Maybe he should sign on for a tour of duty at one of the big African parks—they always needed vets. He could certainly afford six months of little or no money. Ngorongoro, maybe, or Kruger.
His partner, Rick, would have a heart attack if Mac even suggested a six-month leave of absence. He had responsibilities to the clinic.
“Your kitties are waiting for you,” Nancy said from the door.
“Shaved and prepped?”
“No, Doctor, I thought I’d leave all the prep work to you,” Nancy said with a sniff. “Of course they’re prepped. Come on, get your rear end in gear. You’ve got a full schedule, as you might know if you’d bothered to read what I left you.”
“Someday I’m going to fire you!” he called after her.
“One can but hope.”
He grinned. Anytime he started feeling sorry for himself, Nancy brought him up short. No matter how he snapped and snarled occasionally, he was doing the thing God had put him on this earth for, and doing it well.
Nancy, on the other hand, had been an up-and-coming professional Grand Prix show jumper on the verge of the big time—long-listed for the Olympics. Then the degeneration in her cervical vertebrae progressed so far and so fast that riding became agony for her.

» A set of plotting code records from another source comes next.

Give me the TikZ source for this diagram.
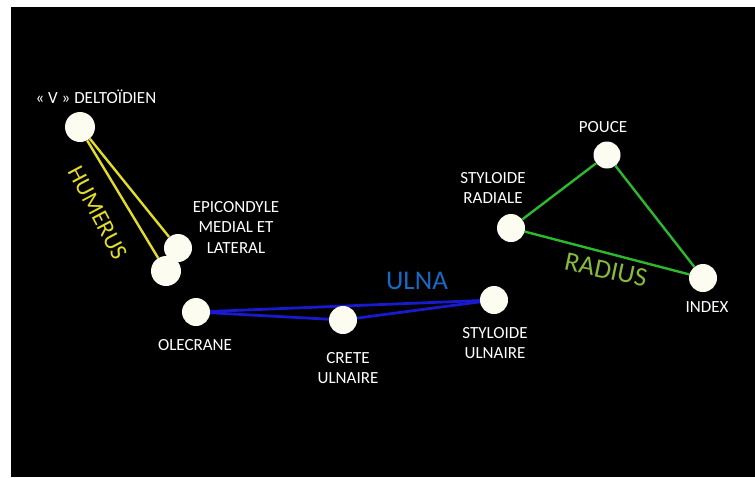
\documentclass[tikz,border=0pt]{standalone}
\usepackage{fontspec}
\setmainfont{Carlito}
\usetikzlibrary{backgrounds}
\definecolor{bonewhite}{RGB}{252,252,240}
\definecolor{humyellow}{RGB}{225,220,40}
\definecolor{ulnablue}{RGB}{25,25,205}
\definecolor{ulnatext}{RGB}{25,105,195}
\definecolor{radgreen}{RGB}{45,185,45}
\definecolor{radtext}{RGB}{135,185,60}
\tikzset{
  marker/.style={circle,fill=bonewhite,inner sep=0pt,minimum size=28pt},
  lbl/.style={text=white,font=\fontsize{17}{20.5}\selectfont,align=center,inner sep=0pt},
  bonename/.style={inner sep=0pt,font=\fontsize{27}{30}\selectfont},
  humline/.style={draw=humyellow,line width=2.4pt},
  ulnline/.style={draw=ulnablue,line width=2.8pt},
  radline/.style={draw=radgreen,line width=2.4pt}
}
\begin{document}
\begin{tikzpicture}[x=1pt,y=-1pt]
\useasboundingbox (0,0) rectangle (755,477);
% markers
\node[marker,minimum size=30pt] (delt) at (80,127) {};
\node[marker] (epiu) at (178,248) {};
\node[marker,minimum size=30pt] (epil) at (166,271) {};
\node[marker] (olec) at (196,312) {};
\node[marker] (crete) at (343,320) {};
\node[marker] (stu) at (494,300) {};
\node[marker] (str) at (511,228) {};
\node[marker,minimum size=27pt] (pouce) at (607,155) {};
\node[marker] (index) at (703,278) {};
% background and connectors
\begin{scope}[on background layer]
\fill[white] (0,0) rectangle (755,477);
\fill[black] (11,7) rectangle (755,477);
\draw[humline] (delt.-50) -- (epiu);
\draw[humline] (delt.-62) -- (epil);
\draw[ulnline] (olec) -- (stu);
\draw[ulnline] (olec) -- (crete);
\draw[ulnline] (crete) -- (stu);
\draw[radline] (str) -- (pouce);
\draw[radline] (pouce) -- (index);
\draw[radline] (str) -- (index);
\end{scope}
% labels
\node[lbl] (tdelt) at (96,97) {« V » DELTOÏDIEN};
\node[lbl] (tepi) at (236,227) {EPICONDYLE\\MEDIAL ET\\LATERAL};
\node[lbl] (tolec) at (195,345) {OLECRANE};
\node[lbl] (tcrete) at (348,368) {CRETE\\ULNAIRE};
\node[lbl] (tstu) at (495,343) {STYLOIDE\\ULNAIRE};
\node[lbl] (tstr) at (493,188) {STYLOIDE\\RADIALE};
\node[lbl] (tpouce) at (603,127) {POUCE};
\node[lbl] (tindex) at (707,307) {INDEX};
\node[bonename,text=humyellow,rotate=-62,font=\fontsize{24}{26}\selectfont] (thum) at (98,213) {HUMERUS};
\node[bonename,text=ulnatext] (tulna) at (417,281) {ULNA};
\node[bonename,text=radtext,rotate=-12] (trad) at (606,270) {RADIUS};
\end{tikzpicture}
\end{document}
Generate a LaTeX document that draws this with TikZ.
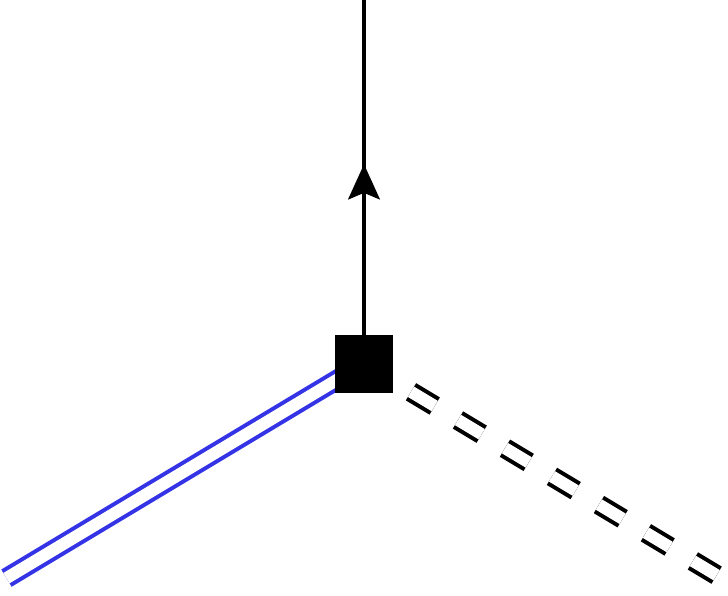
\documentclass[tikz,border=0pt]{standalone}
\usetikzlibrary{arrows.meta,decorations.markings}
\definecolor{doubleblue}{RGB}{52,52,230}
\tikzset{
    fermion/.style = {draw, postaction = {decorate},
        decoration = {markings, mark = at position 0.5 with
            {\arrow[xshift = 3.5pt]{Stealth[length = 7pt, width = 6.3pt, inset = 1.3pt]}}}},
    bluedouble/.style = {draw = doubleblue, double = white, double distance = 2.4pt},
    dashdouble/.style = {draw, double = white, double distance = 2.4pt,
        dash pattern = on 5.5pt off 5.4pt},
    sqvertex/.style = {rectangle, fill, minimum size = 0.405cm, inner sep = 0pt}
}
\begin{document}
\begin{tikzpicture}[line width = 0.8pt]
    \useasboundingbox (-2.545, -1.62) rectangle (2.545, 2.542);

    \coordinate (vtx) at (0, 0);
    \coordinate (top) at (0, 2.542);
    \coordinate (left) at (-2.5, -1.5);
    \coordinate (right) at (2.5, -1.5);

    \path[fermion] (vtx) -- (top);
    \path[bluedouble] (vtx) -- (left);
    \path[dashdouble] (vtx) -- (right);

    \node[sqvertex] (sq) at (vtx) {};
\end{tikzpicture}
\end{document}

Three operations had relieved most of the pain, but she could never ride again. She seldom talked about her neck, and when she did, she joked about it. But every time a horse came into the clinic, whether it was a small pony or that Percheron mare with the foal, she would go back to the stalls on her lunch hour to pet and hug it. Her eyes were always suspiciously red afterward.